Bij voertuigen spreekt men van geleding als delen, die één functioneel geheel vormen, flexibel met elkaar verbonden zijn, zoals een voertuig met een of meer aanhangwagens. Een dergelijk voertuig kan horizontale en verticale afwijkingen van een rechte lijn beter nemen dan een star voertuig. Bij een geleed voertuig komt daarbij dat men veilig en beschut van een segment naar het volgende kan lopen doordat de flexibele verbinding voorzien is van een vouwbalg en/of schuivende platen. Bekend zijn de gelede bus, de gelede tram. Bij treinen en metro's met geledingen spreekt men van een treinstel en een metrostel. De segmenten worden bij tram, metro en trein ook wel bakken genoemd.

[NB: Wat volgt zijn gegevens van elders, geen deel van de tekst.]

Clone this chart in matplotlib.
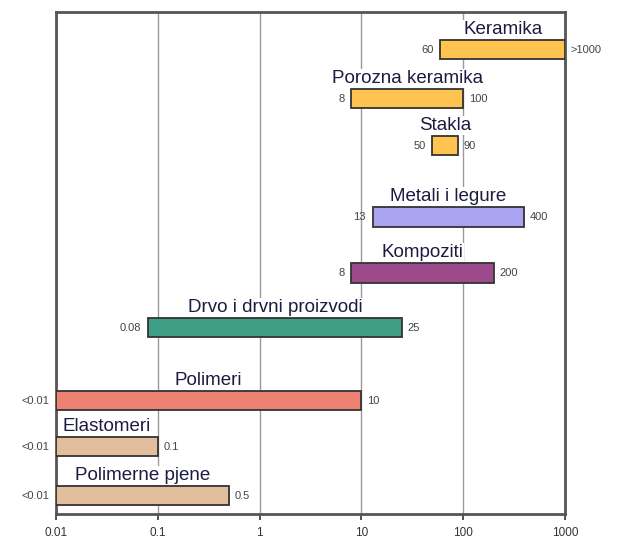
import numpy as np
import matplotlib.pyplot as plt

plt.rcParams['font.family'] = ['Liberation Sans', 'DejaVu Sans']

# materijali i raspon vrijednosti (log skala)
materijali = ['Keramika', 'Porozna keramika', 'Stakla', 'Metali i legure', 'Kompoziti',
              'Drvo i drvni proizvodi', 'Polimeri', 'Elastomeri', 'Polimerne pjene']
donja = [60, 8, 50, 13, 8, 0.08, 0.01, 0.01, 0.01]
gornja = [1000, 100, 90, 400, 200, 25, 10, 0.1, 0.5]
donja_txt = ['60', '8', '50', '13', '8', '0.08', '<0.01', '<0.01', '<0.01']
gornja_txt = ['>1000', '100', '90', '400', '200', '25', '10', '0.1', '0.5']
boje = ['#fec44f', '#fec44f', '#fec44f', '#aaa3f0', '#9c4a8c', '#3f9f86',
        '#ee8272', '#e2be9c', '#e2be9c']

# raspored redova (nejednaki razmaci izmedju grupa)
ypos = [0, 1.02, 2.0, 3.48, 4.65, 5.79, 7.31, 8.27, 9.29]
h = 0.4

fig = plt.figure(figsize=(6.19, 5.46), dpi=100)
ax = fig.add_axes([0.0905, 0.0586, 0.822, 0.9195])
ax.set_xscale('log')
ax.set_xlim(0.01, 1000)
ax.set_ylim(9.67, -0.79)

for g in [0.1, 1, 10, 100]:
    ax.axvline(g, color='#9a9a9a', lw=1, zorder=0)

for i in range(len(materijali)):
    lo, hi = donja[i], gornja[i]
    y = ypos[i]
    ax.barh(y, hi - lo, left=lo, height=h, color=boje[i], edgecolor='#333333',
            lw=1.3, zorder=3)
    sred = np.sqrt(lo * hi)
    ax.text(sred, y - h / 2 - 0.05, materijali[i], ha='center', va='bottom',
            fontsize=13.5, color='#1c1c40', zorder=2,
            bbox=dict(facecolor='white', edgecolor='none', pad=0.5))
    ax.annotate(donja_txt[i], (lo, y), xytext=(-5, 0), textcoords='offset points',
                ha='right', va='center', fontsize=8, color='#444444',
                annotation_clip=False)
    ax.annotate(gornja_txt[i], (hi, y), xytext=(4, 0), textcoords='offset points',
                ha='left', va='center', fontsize=8, color='#444444',
                annotation_clip=False)

ax.set_xticks([0.01, 0.1, 1, 10, 100, 1000])
ax.set_xticklabels(['0.01', '0.1', '1', '10', '100', '1000'], fontsize=8.5, color='#333333')
ax.minorticks_off()
ax.set_yticks([])
ax.tick_params(axis='x', direction='out', length=4, width=1.2, color='#333333', pad=5)
for s in ax.spines.values():
    s.set_color('#555555')
    s.set_linewidth(2)

fig.savefig('out.png', dpi=100)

Er zijn echter varianten waarbij alleen het onderstel geleed is, bijvoorbeeld de mallet. De stoomketel is een reden voor deze constructie: die kan niet geleed worden omdat het rendement daaronder zou lijden.
Een truck met koppelschotel en oplegger wordt niet beschouwd als een geleed voertuig, omdat de delen gemakkelijk uitwisselbaar zijn en los van elkaar te gebruiken zijn. Hetzelfde geldt voor een trein met rijtuigen. Deze wordt onderscheiden van een treinstel / geleed voertuig, ook al kan men vaak ook van een rijtuig naar het volgende lopen. De overgang van rijtuig naar rijtuig is in het algemeen prominenter dan van bak naar bak, hoewel bij een dubbeldekstreinstel die overgang vaak toch wel prominent is, omdat die op een tussenniveau is.
Bij een geleed voertuig wordt de term geleding ook wel gebruikt voor de verbinding tussen de bakken.[1] Een dubbelgeleed voertuig bestaat uit drie delen en heeft daartussen twee geledingen.